The committee leaders and witnesses recommended a phased approach to engagement including clear, measurable benchmarks on counterterrorism, the removal of foreign military footholds, dismantling narcotics networks tied to the former regime and accounting for U.S. citizens detained in Syria.

"The fall of the Assad regime presents policymakers with a dilemma. How should the United States engage with Syria?" Chairman Risch said as he opened the hearing. He listed four priorities he said must be addressed before broader engagement: preventing Syria from becoming a launching pad for terrorism; ejecting Russian and Iranian forces and basing access; destroying Assad-era narcotics revenue streams; and accounting for U.S. detainees such as Austin Tice.

Ranking Member Shaheen said the United States should move quickly but carefully to incentivize an inclusive, accountable transition. "Sanctions relief will also help bring in the investments from regional partners and the international community that Syria needs to rebuild," she said, calling the moment "a once-in-a-generation opportunity." Shaheen asked the committee to place a summary of blocked assistance into the hearing record and urged waivers to allow humanitarian and stabilization work to continue.

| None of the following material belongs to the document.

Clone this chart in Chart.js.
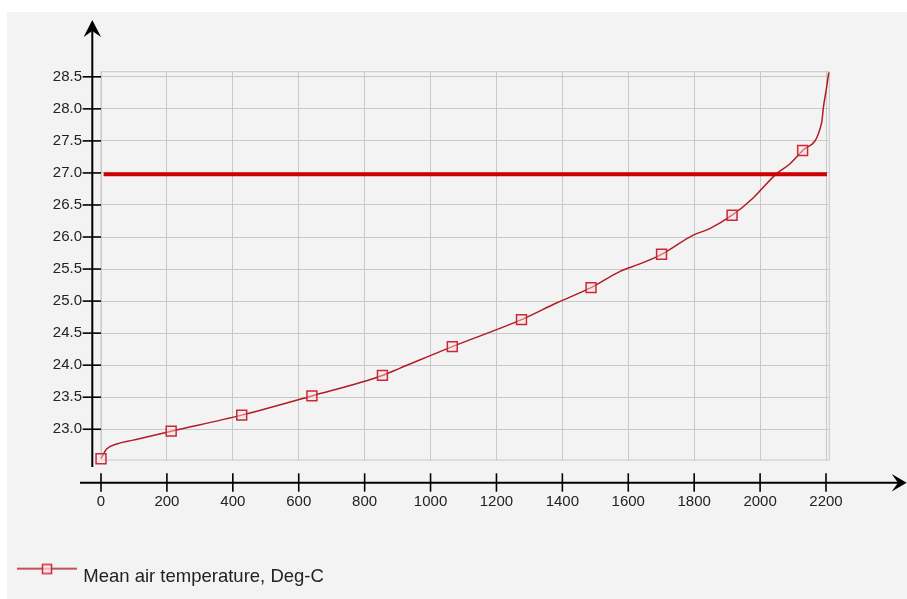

Witnesses Michael Singh, managing director and Lane Swig senior fellow at the Washington Institute for Near East Policy, and the Institute’s director of research (identified in the hearing as Ms. Stroll) told senators they saw a narrow window to deny Iran and Russia renewed influence in Syria. Both called for a phased, performance‑based sanctions relief tied to benchmarks such as credible counterterrorism operations against ISIS and Al Qaeda affiliates, concrete steps to protect minorities and women, and a political roadmap toward a new constitution and inclusive governance.

Singh urged pragmatic engagement with Hayat Tahrir al‑Sham (HTS) to test its willingness to cooperate on shared security priorities, while cautioning that HTS retains an authoritarian, intolerant record in areas it governed. Ms. Stroll emphasized that the drivers of Syria’s long conflict persist and that reconstruction and stabilization are inherently political tasks requiring technical expertise and sustained assistance.

Both witnesses and multiple senators stressed the need to sustain counterterrorism pressure as engagement proceeds. The witnesses recommended close coordination with regional partners, careful sequencing of sanctions relief and planning for the eventual transfer of U.S. military counter‑ISIS roles in Northeast Syria so gains against the group are not reversed.

The committee heard that the National Security Council is conducting a Syrian policy review; senators urged the administration to incorporate the hearing recommendations and to move quickly on targeted waivers and benchmarks.

The hearing record will remain open for additional submissions, the committee said.

The discussion on Syria spanned operational counterterrorism priorities, humanitarian and stabilization assistance, sanctions policy, and regional diplomacy — including the role of Turkey, Lebanon and the wider international community.